Time to take LAWS into our own hands

New Zealand should add to its proud legacy of moral leadership and support a ban on lethal autonomous weapons systems, write artificial intelligence experts Professor Michael Winikoff, Professor Stephen Cranefield and Associate Professor Alistair Knott.

Swarm of autonomous lethal drones flying over a street

It is time to ban LAWS. Before lawyers reach for their pitch forks and torches, let us quickly say LAWS stands for “lethal autonomous weapons systems”, an application of artificial intelligence to warfare.

At this point, you’re probably picturing a highly sophisticated and intelligent robot, with an Austrian accent, promising to return. But that’s not what LAWS is about. We’re talking much simpler technology: anything where the decision to select a target and attack it does not involve meaningful human control.

There is a simple ethical argument for banning LAWS. Only a human can appreciate the value of human life and the significance of taking a life. Therefore, the decision should only be made by a human. It is morally wrong for it to be made by a machine.

However, some invoke a counter-argument. Human soldiers are fallible. They make mistakes. What if replacing human soldiers with robots could actually make war more ethical by reducing, or even eliminating, civilian casualties? What if replacing human soldiers with robots also saved soldiers’ lives? Perhaps war could become a wholly bloodless affair? Would LAWS not then be a good thing?

This argument is wrong, because it is based on flawed assumptions. It assumes developing LAWS would not affect how wars are fought. It assumes the only thing that would change is the soldiers, and war would still be fought between nation states on far-off battlefields.
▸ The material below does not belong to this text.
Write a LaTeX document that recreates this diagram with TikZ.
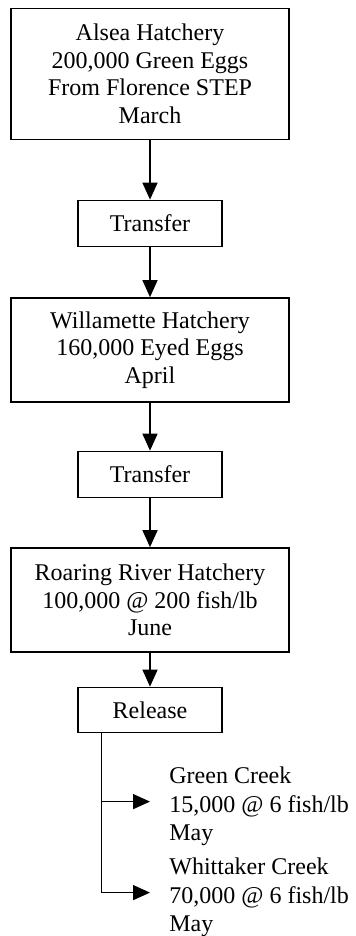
\documentclass[tikz,border=0pt]{standalone}
\usepackage{fontspec}
\setmainfont{Liberation Serif}
\usetikzlibrary{positioning,arrows.meta}

\begin{document}
\begin{tikzpicture}[
	font=\fontsize{12}{13.7}\selectfont,
	hatchery/.style={draw, line width=0.75pt, minimum width=139pt, align=center},
	stage/.style={draw, line width=0.75pt, minimum width=72pt, minimum height=23pt},
	creek/.style={align=left, inner sep=0pt, font=\fontsize{12}{14.2}\selectfont},
	flow/.style={line width=0.75pt, -{Triangle[length=8.5pt,width=7.5pt]}},
	]
	\useasboundingbox (0,0) rectangle (178pt,-468pt);
	\node[hatchery, minimum height=65.5pt] (alsea) at (75pt,-36.9pt) {Alsea Hatchery\\200,000 Green Eggs\\From Florence STEP\\March};
	\node[stage, below=29.8pt of alsea] (xfer1) {Transfer};
	\node[hatchery, minimum height=52pt, below=25pt of xfer1] (willamette) {Willamette Hatchery\\160,000 Eyed Eggs\\April};
	\node[stage, below=24pt of willamette] (xfer2) {Transfer};
	\node[hatchery, minimum height=52pt, below=24.5pt of xfer2] (roaring) {Roaring River Hatchery\\100,000 @ 200 fish/lb\\June};
	\node[stage, minimum height=22.5pt, below=17pt of roaring] (release) {Release};
	\coordinate (trunk) at ([xshift=12pt]release.south west);
	\coordinate (tip1) at (75pt,-400.8pt);
	\coordinate (tip2) at (75pt,-446.3pt);
	\node[creek, right=9.5pt of tip1, yshift=-2.5pt] (green) {Green Creek\\15,000 @ 6 fish/lb\\May};
	\node[creek, right=9.5pt of tip2, yshift=-2.5pt] (whittaker) {Whittaker Creek\\70,000 @ 6 fish/lb\\May};

	\draw[flow] (alsea) -- (xfer1);
	\draw[flow] (xfer1) -- (willamette);
	\draw[flow] (willamette) -- (xfer2);
	\draw[flow] (xfer2) -- (roaring);
	\draw[flow] (roaring) -- (release);
	\draw[flow] (trunk) |- (tip2);
	\draw[flow] (trunk |- tip1) -- (tip1);
\end{tikzpicture}
\end{document}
This completely ignores the fact that new technology has effects.

To begin, imagine not some large expensive robot roaming a war-torn desert. Instead, imagine a small drone with a weapon, perhaps some explosive material. But don’t imagine just one drone. Zoom out in your imagination and picture a large swarm of them.

Being autonomous, these drones could be operated by a small team or even a single person. And they would be cheap enough to be widely available. This is not a weapon that would be limited to nation states. It would be available to small (radical and violent) groups and individuals.

Now imagine someone sending out a fleet of drones able to select targets based on any predefined characteristic. Imagine drones targeting people based on their skin colour. Or on their membership of a particular Facebook group or a particular political party or civil society organisation.

If you are having difficulties imagining all this, there is an excellent, and downright terrifying, video at autonomousweapons.org well worth watching.

And the bad news is this is not science fiction. It is not far in the future. It relies only on AI techniques, such as autonomous drone navigation and facial recognition, that are already well developed.

The good news is we still have a window to put a ban in place. And there is mounting pressure for such a ban, with various people, organisations and some countries pushing for one. There has also been United Nations debate.

Such bans can work. Consider chemical weapons. No company will manufacture and sell chemical weapons and any country that uses them faces immediate international condemnation and backlash. This, of course, cannot completely prevent the use of chemical weapons, but it makes their use rare and has prevented a chemical weapons arms race.

There are some existing autonomous weapons systems that are defensive (e.g. shooting down missiles) and the intention of the ban is not to encompass them. On the other hand, we would also want to consider including not just lethal weapons: any autonomous systems capable of autonomously deciding to inflict long-lasting injury to a human ought to be banned, even if the injury is not lethal.

So where does our government sit? Disappointingly, the New Zealand government has avoided taking a position, instead proposing it might be enough to have a human with an ‘abort’ button. But we know humans cannot always monitor systems effectively. And installing an abort button does not change the fact that the system is able to operate autonomously. It is all too easy to disable the abort button, coerce the human overseer or replace them with a system that simply does nothing.

Therefore, we and nearly 60 colleagues, including leading New Zealand AI researchers and other experts, have written to the government calling on it to support a ban on LAWS.

New Zealand has a long and proud history of moral leadership in this area, as seen in its strong position against nuclear weapons and its role in the Convention on Cluster Munitions. We hope the current government can add to this proud legacy.

Professor Michael Winikoff is in the School of Information Management at Victoria University of Wellington, Professor Stephen Cranefield is in the Department of Information Science at the University of Otago and Associate Professor Alistair Knott is in Otago's Department of Computer Science.